Induced seismicity is the first. The hydraulic fracturing that opens dry hot rock also produces microseismic events. Most fall below felt threshold, but projects in Basel and Pohang were suspended after earthquakes in the Mw 3.0+ range triggered regulatory action and public opposition. Fervo’s earlier Nevada pilots produced a manageable seismicity profile by published accounts, and Cape Station’s Beaver County geology differs from those European demonstration sites. The 100 MW first phase1 will generate the dataset that either confirms the favorable profile or complicates it at commercial scale.
Water use is the second. EGS injects water to extract heat; closed-loop designs recycle most of it, but losses require makeup water. The Great Basin is not water-rich. State water rights in Nevada, Utah, and Idaho are already contested among agricultural, industrial, and municipal users. A geothermal project requiring significant water allocation enters that dispute as a new party, which is a permitting vector opponents will use. Whether this is a project-stopper or a project-complicating factor depends on local hydrology and state water law. There is no uniform answer across the Western US.
The BLM permitting path adds NEPA environmental review for federal land projects, measured in months to a few years rather than a decade, but not automatic. The cumulative permitting picture is lower regulatory risk than nuclear, but different enough that nuclear procurement teams shouldn’t assume their existing risk frameworks translate directly.
What Cape Station tests over the next 12 to 18 months is whether EGS can simultaneously clear the technology bar and the permitting bar at commercial scale. The USGS resource estimate establishes the resource case. The DOE’s $171.5 million commitment2 establishes the policy backing. The Fervo IPO filing3 establishes a financing model. The first 100 MW in Beaver County1 is the test of whether any of that arithmetic is real.
Frequently Asked Questions
What capacity factor can a procurement team bank on from an EGS plant versus nuclear or solar?

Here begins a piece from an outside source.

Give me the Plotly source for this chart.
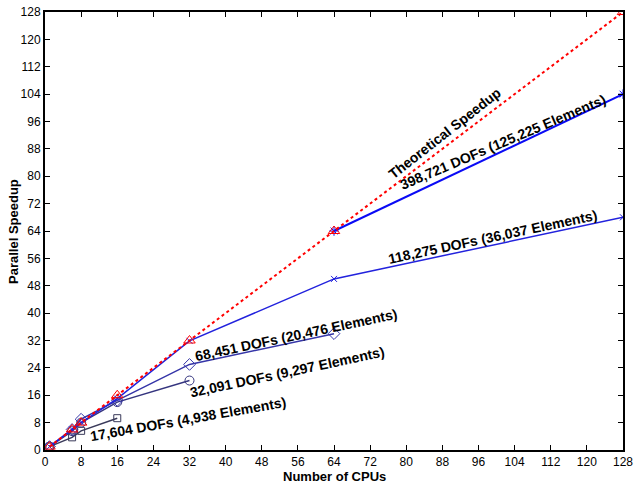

Conventional geothermal delivers 90%+ annual capacity factors—comparable to nuclear baseload and roughly triple utility-scale solar (~25%) or offshore wind (~45%). EGS hasn’t accumulated enough run-time at commercial scale to confirm that figure, but the thermodynamics of subsurface heat exchange don’t change with the drilling method; the risk is thermal drawdown over decades, not intermittency.
Does an EGS reservoir lose output over time the way a gas field depletes?
Yes. Injected water gradually cools the fractured rock over a 20-50 year horizon, reducing heat extraction unless the operator drills laterally into fresh zones or hydraulically fractures new intervals. That decline curve is a PPA structuring problem unique to geothermal—nuclear fuel contracts and solar irradiance don’t degrade on the same timeline, so buyers accustomed to those frameworks need to model thermal depletion explicitly.
Could EGS serve data centers in the Eastern US, or is this strictly a Western resource?
Technically EGS works anywhere if you drill deep enough, but the geothermal gradient east of the Rockies is roughly half the Great Basin’s, pushing target depths to 5-8 km versus 2-4 km in Utah and Nevada. That roughly doubles per-well drilling cost, which is why the USGS 135 GW estimate concentrates the economic resource in Western states. Eastern data center clusters in Northern Virginia would need to procure EGS power through long-distance transmission or pair it with other firm sources.
How long does it take to acquire a new BLM geothermal lease if a developer doesn’t already hold acreage?
BLM geothermal leasing is nomination-driven, not calendar-driven: parcels reach a competitive sale only after industry nominations clear NEPA review, and recent Nevada lease sales have run roughly annually depending on BLM staffing and environmental workload. Fervo’s early 600,000-acre position across the Western US is difficult to replicate quickly because the nomination-to-award cycle can stretch 18-36 months for parcels in high-gradient corridors that haven’t been previously leased.